The True Costs of Government Spending

While all politicians exaggerate, US President Joe Biden’s claim that his proposed $3.5 trillion spending package “costs zero dollars” rises to a higher plane, and Americans aren’t buying it. Even if the legislation was fully covered by tax increases, the costs for the economy would be significant.

STANFORD – US President Joe Biden insists that his $3.5 trillion ($5 trillion without the budget gimmicks) “human infrastructure” bill “costs zero dollars” – nothing, nil, nada. While every president makes foolish statements, this must be the most economically illiterate presidential utterance since Jimmy Carter’s demand that the US Federal Reserve lower interest rates in the midst of surging double-digit inflation. In Carter’s case, the result was a dollar crisis. What will come of the Biden administration’s foray into nonsense?

Biden, along with other Democratic leaders such as Speaker of the House Nancy Pelosi, claims that the plan will be “fully paid for” with tax hikes. Apparently, the administration thinks that only budget deficits impose costs (which runs contrary to the “deficits are costless” argument offered by other “progressives”). Yet it has long been clear that the bill would leave a $1.5-3 trillion hole to be filled with debt even after the tax hikes.

In any case, Americans aren’t buying it.
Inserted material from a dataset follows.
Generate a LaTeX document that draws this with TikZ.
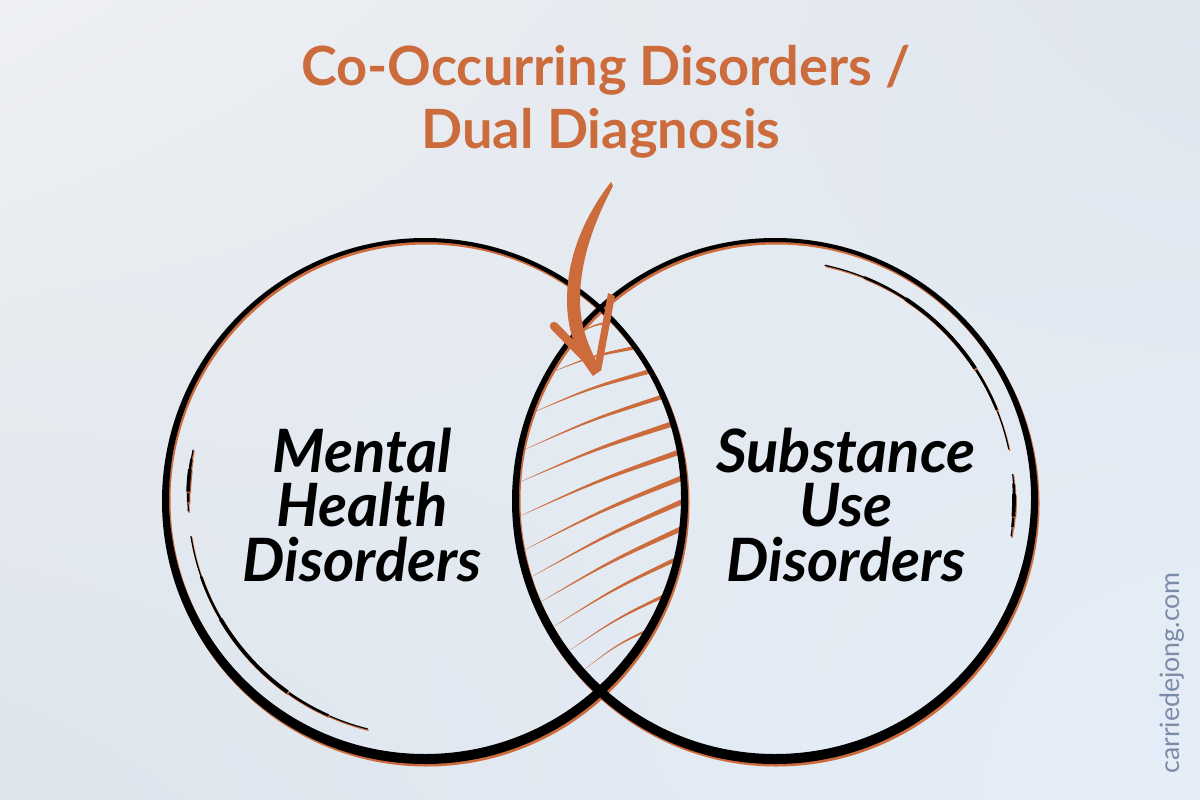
\documentclass[tikz,border=0pt]{standalone}
\usepackage{fontspec}
\setmainfont{Lato}
\usetikzlibrary{positioning,shadings}
\definecolor{rust}{HTML}{CC6C3C}
\definecolor{inkblue}{HTML}{7B8CA8}
\definecolor{bgul}{HTML}{EEF0F3}
\definecolor{bgur}{HTML}{E0E6EE}
\definecolor{bgll}{HTML}{DDE4EC}
\definecolor{bglr}{HTML}{E5EEF8}

\begin{document}
\begin{tikzpicture}[x=0.01cm, y=-0.01cm,
    ring/.style={fill=black, even odd rule},
    ringshadow/.style={fill=rust, even odd rule},
    hatch/.style={fill=rust},
    venntext/.style={font=\fontsize{17}{15.6}\selectfont\bfseries\itshape, align=center, inner sep=0pt},
    titletext/.style={font=\fontsize{15.4}{16}\selectfont\bfseries, text=rust, inner sep=0pt}]

    % Background
    \shade[upper left=bgul, upper right=bgur, lower left=bgll, lower right=bglr]
        (0,0) rectangle (1200,800);
    \useasboundingbox (0,0) rectangle (1200,800);

    % Hatching in the overlap
    \begin{scope}
        \clip (425,499) circle[radius=258];
        \clip (775,499) circle[radius=258];
        \foreach \yl/\yr/\w in {338/320/3, 374/346/4, 414/369/5, 452/394/5, 484/421/6, 518/449/6,
                                552/474/6, 579/497/6, 604/524/6, 629/554/5, 653/590/4, 672/624/3} {
            \pgfmathsetmacro\xl{775-100*sqrt(6.76-((\yl-499)/100)^2)}
            \pgfmathsetmacro\xr{425+100*sqrt(6.76-((\yr-499)/100)^2)+8}
            \pgfmathsetmacro\xm{(\xl+\xr)/2-3}
            \pgfmathsetmacro\ym{(\yl+\yr)/2-5}
            \fill[hatch] (\xl,\yl) .. controls (\xm,\ym) .. (\xr,\yr-\w/2)
                -- (\xr,\yr+\w/2) .. controls (\xm,\ym+\w/2) .. cycle;
        }
    \end{scope}

    % Circles
    \foreach \cx in {425,775} {
        \fill[ringshadow] (\cx+1.5,503.5) circle[radius=263] (\cx+1.5,500.5) circle[radius=256];
    }
    \foreach \cx in {425,775} {
        \fill[ring] (\cx,501) circle[radius=263] (\cx,498) circle[radius=256];
    }

    % Sketchy inner strokes
    \foreach \cx/\r/\a/\b in {425/237/192/177, 425/237/171/104, 775/239/282/348, 775/239/354/369} {
        \foreach \f/\lw in {0/0.35pt, 0.15/0.7pt, 0.32/1.05pt} {
            \pgfmathsetmacro\sa{\a+\f*(\b-\a)}
            \pgfmathsetmacro\ea{\b-\f*(\b-\a)}
            \draw[rust, line width=\lw] (\cx+1,500.5) ++(\sa:\r) arc[start angle=\sa, end angle=\ea, radius=\r];
            \draw[black, line width=\lw] (\cx,499) ++(\sa:\r) arc[start angle=\sa, end angle=\ea, radius=\r];
        }
    }

    % Brush arrow
    \fill[rust] (611,182) .. controls (586,214) and (567,255) .. (567,300)
        .. controls (567,335) and (579,358) .. (593,376) -- (601,370)
        .. controls (590,350) and (580,328) .. (580,300)
        .. controls (580,262) and (593,224) .. (613,186) -- cycle;
    \draw[rust, line width=2.4pt, line cap=round] (554,326) -- (596,369);
    \fill[rust] (608,293) -- (615,296) -- (601,371) -- (594,369) -- cycle;

    % Labels
    \node[titletext, anchor=base] (titleA) at (606,85) {Co-Occurring Disorders /};
    \node[titletext, anchor=base] (titleB) at (601,148) {Dual Diagnosis};
    \node[venntext] (mental) at (362,505) {Mental\\Health\\Disorders};
    \node[venntext] (substance) at (846,505) {Substance\\Use\\Disorders};
    \node[font=\fontsize{7.6}{8}\selectfont, text=inkblue, rotate=90, inner sep=0pt] (site) at (1172,673) {carriedejong.com};
\end{tikzpicture}
\end{document}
Polls show that roughly half want less government and lower taxes, and that three-quarters of Americans doubt that the $3.5 trillion bill would make them “better off.” Perhaps not surprisingly, a majority now disapproves of the Biden administration.

Students in introductory economics learn that the social cost of something is the value of the goods and services that could have been produced with the same resources (labor, capital, land, energy, materials). Usually, this “opportunity cost” can be measured by market prices – though sometimes these must be adjusted to account for other factors, such as pollution or monopolies.